### Instructions to follow:
Select every line holding the word "with" and copy it.

### Data supplied:
----
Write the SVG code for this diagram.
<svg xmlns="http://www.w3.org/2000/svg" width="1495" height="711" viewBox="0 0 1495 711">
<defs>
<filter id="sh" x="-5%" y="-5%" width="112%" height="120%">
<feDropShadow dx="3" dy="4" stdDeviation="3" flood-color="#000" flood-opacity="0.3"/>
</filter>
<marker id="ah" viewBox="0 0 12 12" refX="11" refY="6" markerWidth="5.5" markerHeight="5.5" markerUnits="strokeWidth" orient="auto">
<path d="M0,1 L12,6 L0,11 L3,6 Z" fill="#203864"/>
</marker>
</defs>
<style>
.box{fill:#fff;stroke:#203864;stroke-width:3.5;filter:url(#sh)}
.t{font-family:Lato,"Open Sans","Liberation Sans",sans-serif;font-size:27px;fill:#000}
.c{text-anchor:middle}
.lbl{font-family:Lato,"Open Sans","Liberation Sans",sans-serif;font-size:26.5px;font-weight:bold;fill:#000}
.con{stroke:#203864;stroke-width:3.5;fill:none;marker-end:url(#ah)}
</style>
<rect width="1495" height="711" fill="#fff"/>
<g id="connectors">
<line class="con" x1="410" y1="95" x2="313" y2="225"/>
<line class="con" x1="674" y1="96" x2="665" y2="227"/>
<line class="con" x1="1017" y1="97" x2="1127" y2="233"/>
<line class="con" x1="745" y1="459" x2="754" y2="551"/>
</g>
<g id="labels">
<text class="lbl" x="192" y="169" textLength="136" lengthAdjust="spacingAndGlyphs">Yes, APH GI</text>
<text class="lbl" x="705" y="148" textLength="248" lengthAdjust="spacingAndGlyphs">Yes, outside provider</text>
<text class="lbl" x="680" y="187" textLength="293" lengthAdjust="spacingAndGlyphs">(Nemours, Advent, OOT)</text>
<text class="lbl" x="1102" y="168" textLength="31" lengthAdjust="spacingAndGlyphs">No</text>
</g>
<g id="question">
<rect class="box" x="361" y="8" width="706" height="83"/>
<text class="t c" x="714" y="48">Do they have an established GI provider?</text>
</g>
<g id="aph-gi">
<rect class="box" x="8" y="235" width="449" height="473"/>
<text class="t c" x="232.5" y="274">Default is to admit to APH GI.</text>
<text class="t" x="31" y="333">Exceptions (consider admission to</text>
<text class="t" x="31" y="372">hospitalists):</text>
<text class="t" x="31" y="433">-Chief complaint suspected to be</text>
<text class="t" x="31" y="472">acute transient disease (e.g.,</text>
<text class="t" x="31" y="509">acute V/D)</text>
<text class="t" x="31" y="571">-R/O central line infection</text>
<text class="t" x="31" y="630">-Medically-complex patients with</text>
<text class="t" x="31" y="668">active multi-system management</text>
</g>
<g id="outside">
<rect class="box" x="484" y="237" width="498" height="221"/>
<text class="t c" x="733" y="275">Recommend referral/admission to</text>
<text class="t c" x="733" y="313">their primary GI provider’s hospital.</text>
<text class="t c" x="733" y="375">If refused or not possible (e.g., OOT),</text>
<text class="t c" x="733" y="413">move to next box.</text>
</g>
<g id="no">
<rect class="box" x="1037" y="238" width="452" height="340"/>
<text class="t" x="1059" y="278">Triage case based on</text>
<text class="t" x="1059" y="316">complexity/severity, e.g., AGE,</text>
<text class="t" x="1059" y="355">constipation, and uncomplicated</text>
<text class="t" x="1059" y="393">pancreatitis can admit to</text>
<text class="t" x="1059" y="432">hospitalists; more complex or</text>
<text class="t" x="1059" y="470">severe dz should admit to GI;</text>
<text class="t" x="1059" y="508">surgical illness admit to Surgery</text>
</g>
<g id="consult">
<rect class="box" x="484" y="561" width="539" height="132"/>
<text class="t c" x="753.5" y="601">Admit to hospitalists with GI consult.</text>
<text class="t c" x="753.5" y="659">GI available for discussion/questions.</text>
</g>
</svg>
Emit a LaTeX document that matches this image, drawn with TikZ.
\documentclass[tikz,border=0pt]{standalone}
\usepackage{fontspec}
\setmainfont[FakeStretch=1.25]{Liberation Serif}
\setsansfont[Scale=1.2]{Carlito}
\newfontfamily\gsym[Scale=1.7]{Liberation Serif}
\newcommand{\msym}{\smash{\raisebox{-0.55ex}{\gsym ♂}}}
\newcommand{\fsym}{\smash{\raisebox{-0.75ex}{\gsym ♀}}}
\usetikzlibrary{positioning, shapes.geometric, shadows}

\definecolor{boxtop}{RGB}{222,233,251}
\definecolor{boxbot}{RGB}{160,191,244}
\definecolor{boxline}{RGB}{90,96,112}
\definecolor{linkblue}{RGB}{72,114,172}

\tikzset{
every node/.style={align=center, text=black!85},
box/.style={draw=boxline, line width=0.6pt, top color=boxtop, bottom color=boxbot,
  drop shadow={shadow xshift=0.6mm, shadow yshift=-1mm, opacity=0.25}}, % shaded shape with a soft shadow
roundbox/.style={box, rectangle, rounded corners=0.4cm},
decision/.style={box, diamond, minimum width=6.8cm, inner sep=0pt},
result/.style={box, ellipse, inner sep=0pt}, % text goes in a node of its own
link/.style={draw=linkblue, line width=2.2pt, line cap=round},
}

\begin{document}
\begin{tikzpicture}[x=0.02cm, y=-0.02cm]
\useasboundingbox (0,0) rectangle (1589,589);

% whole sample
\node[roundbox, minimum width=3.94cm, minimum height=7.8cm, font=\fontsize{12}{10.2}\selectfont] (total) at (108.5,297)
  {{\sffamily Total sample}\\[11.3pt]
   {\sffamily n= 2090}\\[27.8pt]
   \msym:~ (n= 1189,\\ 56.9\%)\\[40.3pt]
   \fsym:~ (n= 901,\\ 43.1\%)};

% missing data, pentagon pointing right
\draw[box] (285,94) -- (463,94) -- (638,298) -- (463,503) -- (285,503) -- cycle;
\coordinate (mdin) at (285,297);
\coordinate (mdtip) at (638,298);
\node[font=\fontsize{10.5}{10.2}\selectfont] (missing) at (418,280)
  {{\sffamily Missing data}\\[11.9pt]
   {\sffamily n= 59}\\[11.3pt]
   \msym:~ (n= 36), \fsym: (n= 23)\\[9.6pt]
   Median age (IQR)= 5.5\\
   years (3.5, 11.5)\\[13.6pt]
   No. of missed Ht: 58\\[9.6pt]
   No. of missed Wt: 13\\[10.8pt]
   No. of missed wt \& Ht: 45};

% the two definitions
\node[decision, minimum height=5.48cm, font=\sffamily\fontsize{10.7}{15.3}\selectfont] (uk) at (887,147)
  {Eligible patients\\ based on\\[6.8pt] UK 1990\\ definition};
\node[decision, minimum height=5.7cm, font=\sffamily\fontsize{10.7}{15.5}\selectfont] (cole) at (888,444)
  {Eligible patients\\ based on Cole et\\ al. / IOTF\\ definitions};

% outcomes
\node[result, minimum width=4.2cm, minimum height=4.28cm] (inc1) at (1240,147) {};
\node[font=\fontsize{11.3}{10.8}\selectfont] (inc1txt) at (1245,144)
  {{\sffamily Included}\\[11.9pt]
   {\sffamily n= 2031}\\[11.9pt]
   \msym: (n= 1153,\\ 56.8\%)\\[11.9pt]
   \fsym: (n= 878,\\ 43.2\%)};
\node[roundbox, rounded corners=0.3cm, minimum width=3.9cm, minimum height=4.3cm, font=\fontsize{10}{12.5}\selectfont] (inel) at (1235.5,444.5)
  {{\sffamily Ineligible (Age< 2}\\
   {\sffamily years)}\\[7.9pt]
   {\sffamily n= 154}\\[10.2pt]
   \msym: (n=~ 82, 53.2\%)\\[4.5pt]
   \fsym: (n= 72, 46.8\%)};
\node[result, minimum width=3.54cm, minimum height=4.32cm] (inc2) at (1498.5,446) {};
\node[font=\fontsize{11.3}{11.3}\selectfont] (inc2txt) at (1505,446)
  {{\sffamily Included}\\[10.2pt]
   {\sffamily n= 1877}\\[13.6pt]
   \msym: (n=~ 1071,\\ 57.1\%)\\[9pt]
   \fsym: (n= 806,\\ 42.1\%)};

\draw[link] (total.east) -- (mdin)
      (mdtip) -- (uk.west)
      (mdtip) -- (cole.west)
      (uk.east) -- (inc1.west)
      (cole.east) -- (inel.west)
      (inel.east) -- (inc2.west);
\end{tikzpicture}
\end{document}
----
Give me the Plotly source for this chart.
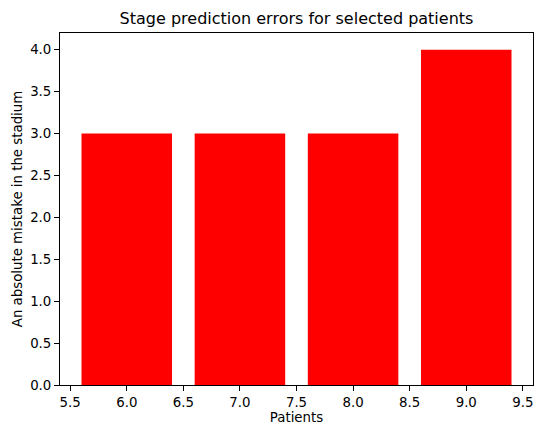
----
### The result:
<text class="t" x="31" y="630">-Medically-complex patients with</text>
<text class="t c" x="753.5" y="601">Admit to hospitalists with GI consult.</text>
Emit a LaTeX document that matches this image, drawn with TikZ.
  drop shadow={shadow xshift=0.6mm, shadow yshift=-1mm, opacity=0.25}}, % shaded shape with a soft shadow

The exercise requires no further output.